We investigate algorithmic progress in image classification on ImageNet, perhaps the most well-known test bed for computer vision. We estimate a model, informed by work on neural scaling laws, and infer a decomposition of progress into the scaling of compute, data, and algorithms. Using Shapley values to attribute performance improvements, we find that algorithmic improvements have been roughly as important as the scaling of compute for progress computer vision.
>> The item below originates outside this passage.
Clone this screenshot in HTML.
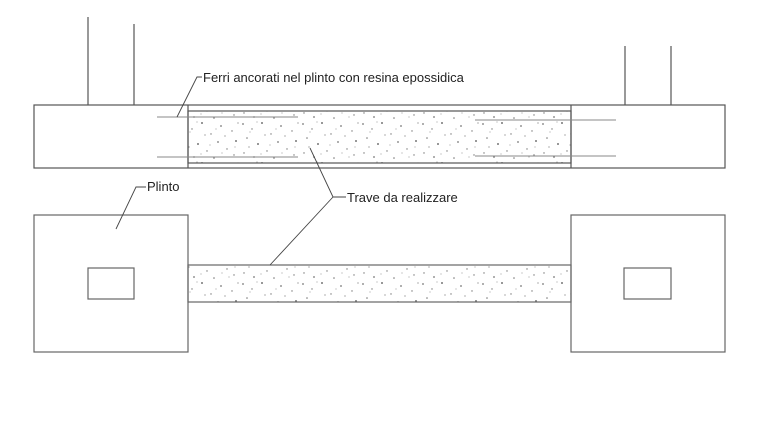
<!DOCTYPE html>
<html><head><meta charset="utf-8"><style>
html,body{margin:0;padding:0;background:#fff;}
svg{display:block}
text{font-family:"Liberation Sans",sans-serif;font-size:13px;fill:#222}
</style></head><body>
<svg width="762" height="434" viewBox="0 0 762 434" xmlns="http://www.w3.org/2000/svg">
<defs>
<pattern id="sp" width="60" height="40" patternUnits="userSpaceOnUse">
<g fill="#777">
<circle cx="3" cy="4" r="0.9"/><circle cx="12" cy="9" r="0.7"/><circle cx="22" cy="3" r="1"/><circle cx="31" cy="14" r="0.7"/>
<circle cx="41" cy="6" r="0.9"/><circle cx="52" cy="11" r="0.7"/><circle cx="7" cy="18" r="0.8"/><circle cx="18" cy="24" r="1"/>
<circle cx="27" cy="31" r="0.7"/><circle cx="38" cy="22" r="0.9"/><circle cx="47" cy="29" r="0.7"/><circle cx="56" cy="21" r="1"/>
<circle cx="4" cy="33" r="0.7"/><circle cx="14" cy="37" r="0.9"/><circle cx="34" cy="38" r="0.8"/><circle cx="54" cy="35" r="0.7"/>
<circle cx="25" cy="15" r="0.6"/><circle cx="45" cy="16" r="0.6"/><circle cx="9" cy="27" r="0.6"/><circle cx="58" cy="3" r="0.6"/>
<circle cx="17" cy="2" r="0.5"/><circle cx="36" cy="9" r="0.5"/><circle cx="49" cy="37" r="0.5"/><circle cx="21" cy="34" r="0.5"/>
<circle cx="30" cy="25" r="0.5"/><circle cx="42" cy="33" r="0.5"/><circle cx="10" cy="12" r="0.5"/><circle cx="55" cy="27" r="0.5"/>
</g>
</pattern>
</defs>
<g stroke="#555" stroke-width="1.2" fill="none">
<line x1="88" y1="17" x2="88" y2="105"/><line x1="134" y1="24" x2="134" y2="105"/>
<line x1="625" y1="46" x2="625" y2="105"/><line x1="671" y1="46" x2="671" y2="105"/>
<rect x="34" y="105" width="691" height="63"/>
<rect x="188" y="111" width="383" height="52" fill="url(#sp)"/>
<line x1="188" y1="105" x2="188" y2="168"/><line x1="571" y1="105" x2="571" y2="168"/>
</g>
<g stroke="#888" stroke-width="1">
<line x1="157" y1="117" x2="298" y2="117"/><line x1="157" y1="157" x2="298" y2="157"/>
<line x1="475" y1="120" x2="616" y2="120"/><line x1="475" y1="156" x2="616" y2="156"/>
</g>
<g stroke="#666" stroke-width="1.2" fill="none">
<rect x="34" y="215" width="154" height="137"/>
<rect x="88" y="268" width="46" height="31"/>
<rect x="571" y="215" width="154" height="137"/>
<rect x="624" y="268" width="47" height="31"/>
<rect x="188" y="265" width="383" height="37" fill="url(#sp)"/>
</g>
<g stroke="#444" stroke-width="0.9" fill="none">
<polyline points="177,117 197,77 202,77"/>
<polyline points="116,229 136,187 146,187"/>
<polyline points="310,148 333,197 346,197"/>
<line x1="333" y1="197" x2="270" y2="265"/>
</g>
<text x="203" y="82">Ferri ancorati nel plinto con resina epossidica</text>
<text x="147" y="191">Plinto</text>
<text x="347" y="202">Trave da realizzare</text>
</svg>
</body></html>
Our estimates indicate that algorithmic innovations mostly take the form of compute-augmenting algorithmic advances (which enable researchers to get better performance from less compute), not data-augmenting algorithmic advances. We find that compute-augmenting algorithmic advances are made at a pace more than twice as fast as the rate usually associated with Moore's law. In particular, we estimate that compute-augmenting innovations halve compute requirements every nine months (95\% confidence interval: 4 to 25 months).

翻译：我们研究了ImageNet（或许是最著名的计算机视觉测试平台）上图像分类的算法进展。基于神经缩放定律的研究，我们构建了一个模型，并将进展分解为计算、数据和算法的缩放效应。使用夏普利值来归因性能提升，我们发现算法改进与计算规模的扩展对计算机视觉进步的贡献大致相当。我们的估计表明，算法创新主要体现为增强计算的算法进步（使研究人员能够用更少的计算获得更好的性能），而非增强数据的算法进步。我们发现，增强计算的算法进步速度是通常与摩尔定律相关速度的两倍以上。具体而言，我们估计增强计算的创新每九个月使计算需求减半（95%置信区间：4至25个月）。